At this point we gawped, slack-jawed at the doctor. He gave a sigh. “In layman’s terms: The way a bear is set up means it can sleep for weeks without getting poisoned by its own piss.” HDUK nodded, understanding now. “If we could just find a way of duplicating this innovation in human beings, SAD sufferers would be able to sleep through the time of their complaint and only wake up again come Spring.” “At first this seemed like an idiotic notion.” Fouffy added. “But I quickly grew convinced it was achievable and set about conducting investigations.” Early experiments on a group of volunteer ‘lab-rat’ students from the local university hit various snags, with several falling asleep and never waking up. In particular, one girl began to display a number of unfortunate ‘bearlike’ tendencies; growling at the nurses, pawing the clinic’s goldfish tank, and ultimately leaving civilization to live in a cave. However, after many months of exploratory surgery and aborted experiments, Berserk’s team managed to implant an ‘Internal Disposal System’ into the body of a philosophy student called Dave. This man can now reabsorb urine through his bladder wall and make essential amino acids, without ever waking from his month-long naps.

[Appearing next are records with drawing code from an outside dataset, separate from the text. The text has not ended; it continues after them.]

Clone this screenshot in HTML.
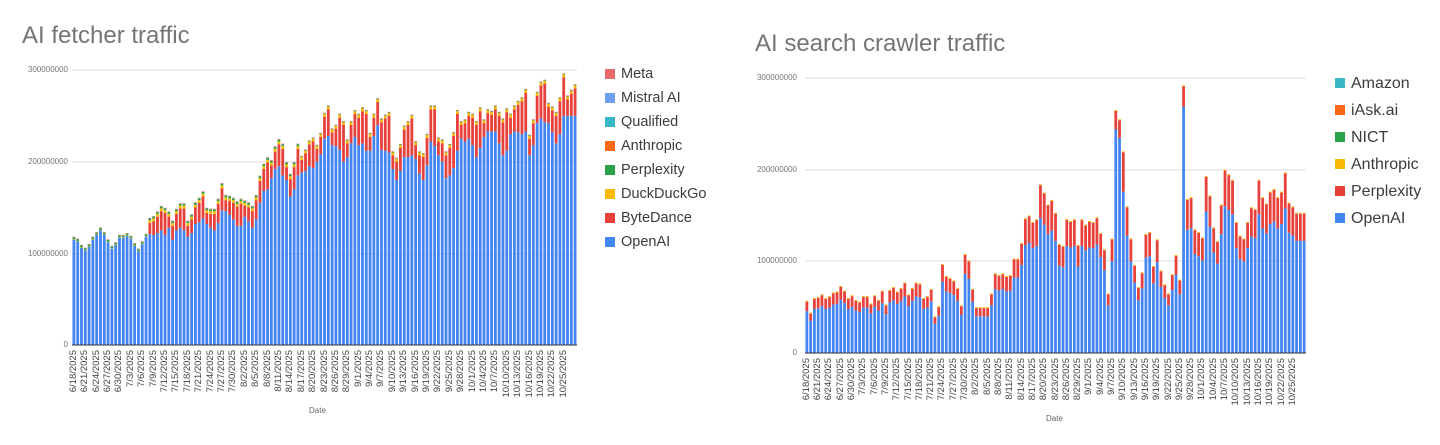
<!DOCTYPE html>
<html><head><meta charset="utf-8"><style>
body{margin:0;background:#fff;width:1440px;height:445px;overflow:hidden;font-family:"Liberation Sans",Arial,sans-serif;position:relative}
.t{position:absolute;color:#757575;font-size:24px;white-space:nowrap}
.lg{position:absolute;font-size:14.5px;color:#3c3c3c}
.lg div{height:24px;line-height:24px;position:relative;padding-left:16px}
.lg span{position:absolute;left:0;top:7px;width:10px;height:10px}
.yl{position:absolute;font-size:8px;color:#777;text-align:right;width:70px}
.xl{position:absolute;font-size:9.5px;color:#444;transform:rotate(-90deg);transform-origin:0 0;white-space:nowrap;text-align:right;width:64px}
.d{position:absolute;font-size:8px;color:#666}
svg{position:absolute;left:0;top:0}
</style></head><body>
<div class="t" style="left:22px;top:22px">AI fetcher traffic</div>
<div class="t" style="left:755px;top:30px">AI search crawler traffic</div>
<svg id="s" width="1440" height="445"></svg>
<div class="yl" style="left:-2px;top:65px">300000000</div>
<div class="yl" style="left:-2px;top:157px">200000000</div>
<div class="yl" style="left:-2px;top:249px">100000000</div>
<div class="yl" style="left:-2px;top:340px">0</div>
<div class="yl" style="left:727px;top:73px">300000000</div>
<div class="yl" style="left:727px;top:165px">200000000</div>
<div class="yl" style="left:727px;top:256px">100000000</div>
<div class="yl" style="left:727px;top:348px">0</div>
<div class="lg" style="left:605px;top:62px">
<div><span style="background:#e86c6c"></span>Meta</div>
<div><span style="background:#6fa0f0"></span>Mistral AI</div>
<div><span style="background:#39b7c4"></span>Qualified</div>
<div><span style="background:#fb6a12"></span>Anthropic</div>
<div><span style="background:#2aa24a"></span>Perplexity</div>
<div><span style="background:#fbba09"></span>DuckDuckGo</div>
<div><span style="background:#e8403a"></span>ByteDance</div>
<div><span style="background:#4385f2"></span>OpenAI</div>
</div>
<div class="lg" style="left:1335px;top:70px;font-size:16px">
<div style="height:27px;line-height:27px"><span style="background:#39b7c4;top:8px"></span>Amazon</div>
<div style="height:27px;line-height:27px"><span style="background:#fb6a12;top:8px"></span>iAsk.ai</div>
<div style="height:27px;line-height:27px"><span style="background:#2aa24a;top:8px"></span>NICT</div>
<div style="height:27px;line-height:27px"><span style="background:#fbba09;top:8px"></span>Anthropic</div>
<div style="height:27px;line-height:27px"><span style="background:#e8403a;top:8px"></span>Perplexity</div>
<div style="height:27px;line-height:27px"><span style="background:#4385f2;top:8px"></span>OpenAI</div>
</div>
<div class="d" style="left:309px;top:406px">Date</div>
<div class="d" style="left:1046px;top:414px">Date</div>
<div id="L"><div class="xl">6/18/2025</div><div class="xl">6/21/2025</div><div class="xl">6/24/2025</div><div class="xl">6/27/2025</div><div class="xl">6/30/2025</div><div class="xl">7/3/2025</div><div class="xl">7/6/2025</div><div class="xl">7/9/2025</div><div class="xl">7/12/2025</div><div class="xl">7/15/2025</div><div class="xl">7/18/2025</div><div class="xl">7/21/2025</div><div class="xl">7/24/2025</div><div class="xl">7/27/2025</div><div class="xl">7/30/2025</div><div class="xl">8/2/2025</div><div class="xl">8/5/2025</div><div class="xl">8/8/2025</div><div class="xl">8/11/2025</div><div class="xl">8/14/2025</div><div class="xl">8/17/2025</div><div class="xl">8/20/2025</div><div class="xl">8/23/2025</div><div class="xl">8/26/2025</div><div class="xl">8/29/2025</div><div class="xl">9/1/2025</div><div class="xl">9/4/2025</div><div class="xl">9/7/2025</div><div class="xl">9/10/2025</div><div class="xl">9/13/2025</div><div class="xl">9/16/2025</div><div class="xl">9/19/2025</div><div class="xl">9/22/2025</div><div class="xl">9/25/2025</div><div class="xl">9/28/2025</div><div class="xl">10/1/2025</div><div class="xl">10/4/2025</div><div class="xl">10/7/2025</div><div class="xl">10/10/2025</div><div class="xl">10/13/2025</div><div class="xl">10/16/2025</div><div class="xl">10/19/2025</div><div class="xl">10/22/2025</div><div class="xl">10/25/2025</div></div>
<div id="R"><div class="xl">6/18/2025</div><div class="xl">6/21/2025</div><div class="xl">6/24/2025</div><div class="xl">6/27/2025</div><div class="xl">6/30/2025</div><div class="xl">7/3/2025</div><div class="xl">7/6/2025</div><div class="xl">7/9/2025</div><div class="xl">7/12/2025</div><div class="xl">7/15/2025</div><div class="xl">7/18/2025</div><div class="xl">7/21/2025</div><div class="xl">7/24/2025</div><div class="xl">7/27/2025</div><div class="xl">7/30/2025</div><div class="xl">8/2/2025</div><div class="xl">8/5/2025</div><div class="xl">8/8/2025</div><div class="xl">8/11/2025</div><div class="xl">8/14/2025</div><div class="xl">8/17/2025</div><div class="xl">8/20/2025</div><div class="xl">8/23/2025</div><div class="xl">8/26/2025</div><div class="xl">8/29/2025</div><div class="xl">9/1/2025</div><div class="xl">9/4/2025</div><div class="xl">9/7/2025</div><div class="xl">9/10/2025</div><div class="xl">9/13/2025</div><div class="xl">9/16/2025</div><div class="xl">9/19/2025</div><div class="xl">9/22/2025</div><div class="xl">9/25/2025</div><div class="xl">9/28/2025</div><div class="xl">10/1/2025</div><div class="xl">10/4/2025</div><div class="xl">10/7/2025</div><div class="xl">10/10/2025</div><div class="xl">10/13/2025</div><div class="xl">10/16/2025</div><div class="xl">10/19/2025</div><div class="xl">10/22/2025</div><div class="xl">10/25/2025</div></div>
<script>
var N=133;
function pad(a){while(a.length<N)a.push(a[a.length-1]);return a.slice(0,N);}
var lo=pad([115,113,106,103,107,115,120,125,120,112,105,109,117,117,119,116,108,102,110,118,121,120,122,125,120,128,115,125,128,125,118,122,132,134,138,132,128,125,133,147,146,142,137,130,130,140,135,128,137,155,168,170,182,192,195,185,180,162,170,185,188,190,195,193,200,208,225,228,218,217,213,200,205,220,227,218,220,212,212,228,240,213,212,210,192,180,190,205,205,207,203,187,180,196,222,217,207,200,182,185,193,212,225,222,225,218,205,215,227,233,233,233,220,207,212,230,233,232,230,233,207,218,242,247,243,242,232,220,230,250,250,250,250]);
var rt=pad([57,44,60,61,64,60,62,66,67,73,68,60,63,58,56,62,62,54,63,58,68,53,69,72,67,71,77,64,71,77,76,60,62,70,40,51,97,84,82,79,71,52,108,101,70,50,50,50,50,65,87,85,87,84,85,103,103,120,147,150,143,146,184,175,162,167,153,119,117,146,144,146,118,146,140,144,143,148,131,113,65,125,265,255,220,160,125,96,72,88,130,132,95,124,90,75,65,86,107,80,292,168,170,135,132,126,193,172,137,122,162,200,195,189,143,128,125,143,159,157,189,170,163,176,179,170,176,197,164,160,153]);
var s='';
function bar(x,y0,sc,segs,w){var y=y0;segs.forEach(function(g){var h=g[0]*sc;s+='<rect x="'+x.toFixed(2)+'" y="'+(y-h).toFixed(2)+'" width="'+w+'" height="'+h.toFixed(2)+'" fill="'+g[1]+'"/>';y-=h;});}
[70,162,254].forEach(function(y){s+='<line x1="72" x2="577" y1="'+y+'" y2="'+y+'" stroke="#ddd"/>';});
[78,170,261].forEach(function(y){s+='<line x1="805" x2="1306" y1="'+y+'" y2="'+y+'" stroke="#ddd"/>';});
var sl=(345-70)/300,sr=(353-78)/300,dl=(577-72)/N,dr=(1306-805)/N;
for(var i=0;i<N;i++){
 var o=lo[i],bd=i<20?0:(i<50?12+(i%5)*3:(i<70?14+(i%4)*5:(i<110?15+(i%6)*5:(18+(i%5)*6))));
 var pp=i<60?2:0.7,dd=i<20?0.5:3;
 bar(72+i*dl+0.5,345,sl,[[o,'#4385f2'],[bd,'#e8403a'],[dd,'#fbba09'],[pp,'#2aa24a'],[0.7,'#e86c6c']],(dl-1).toFixed(2));
 var t=rt[i],op=t*(t>240?0.92:0.8);
 bar(805+i*dr+0.5,353,sr,[[op,'#4385f2'],[t-op-1,'#e8403a'],[1,'#fbba09']],(dr-1).toFixed(2));
}
s+='<line x1="72" x2="577" y1="345" y2="345" stroke="#333"/><line x1="805" x2="1306" y1="353" y2="353" stroke="#333"/>';
document.getElementById('s').innerHTML=s;
function lab(id,x0,d,y){var e=document.getElementById(id).children;for(var k=0;k<e.length;k++){e[k].style.left=(x0+k*3*d-6)+'px';e[k].style.top=(y+64)+'px';}}
lab('L',72+dl/2,dl,350);lab('R',805+dr/2,dr,358);
</script>
</body></html>
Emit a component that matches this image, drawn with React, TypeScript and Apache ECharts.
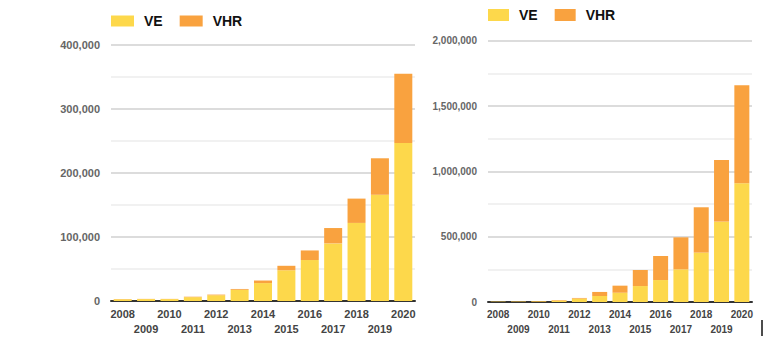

“Thanks to my success we’re now in a position to offer this procedure for less than the cost of a good-size
family car.” Fouffy enthused. “There are a few waivers to sign as you’d expect, and prospective patients
must understand that a number of internal organs will have to be removed to make room, usually just the
spleen and maybe a kidney. Sometimes a portion of the intestine, it depends on the patient. All this effort
will be worth it though, when you wake up in March to bright sunshine, bypassing your seasonal depression
Once the new method of waste disposal has been inserted into a human’s body, the patient is injected with special drugs designed to induce hibernation for an agreed period. The sufferer’s metabolism slows, and their body temperature is lowered until they enter a state of energy conservation, tapping into reserves of body fat during a blissful ‘winter sleep state’, similar to that of the lemur or hedgehog.
Dr. Berserk has now performed a dozen of these operations with a high-rate of success, including one on long-term SAD sufferer and amoral cosmetics endorser, Natalie Imbruglia. Indeed, the tiny Antipodean pop-moppet’s endorsement features heavily in the clinic’s promotional literature, along with photos of Imbruglia curled up peacefully in her pyjamas with not an IV drip in sight.
“Of course, we wouldn’t recommend this surgery to members of the public who actually have to work for a living.” Dr. Berserk qualifies. “Employers don’t appreciate staff taking November to February off because they’re ‘having a bit of a kip’. But apart from these and a few other exceptions, mainly the poor and ethnic minorities, the potential for ‘human hibernation’ is endless. Before long celebrity criminals will sleep through their prison sentences, while NASA are already looking at my research with a view to astronaut modification prior to deep-space missions.”
“And why stop at hibernation?” The doctor continued. “At present I’m working with
a performance artist who wants an extra stomach so she can eat grass like a
cow, and we’ve also researched ‘reverse liposuction’ to increase the weight of
anorexics. All in all it’s a great time to be a scientist. I’ve set up promotional
schemes in the local paper recommending readers get this operation as a
present for a relative or partner under the tagline; ‘Everyone’s Got Someone
They’d Like To See Unconscious For A Third Of The Year’. We also have gift
vouchers and special payment plans for the SAD sufferer in your life, and if the
problem goes deeper there might still be hope. I’m trialling personality transplants
right now, and we hope to have a full range available by 2010.”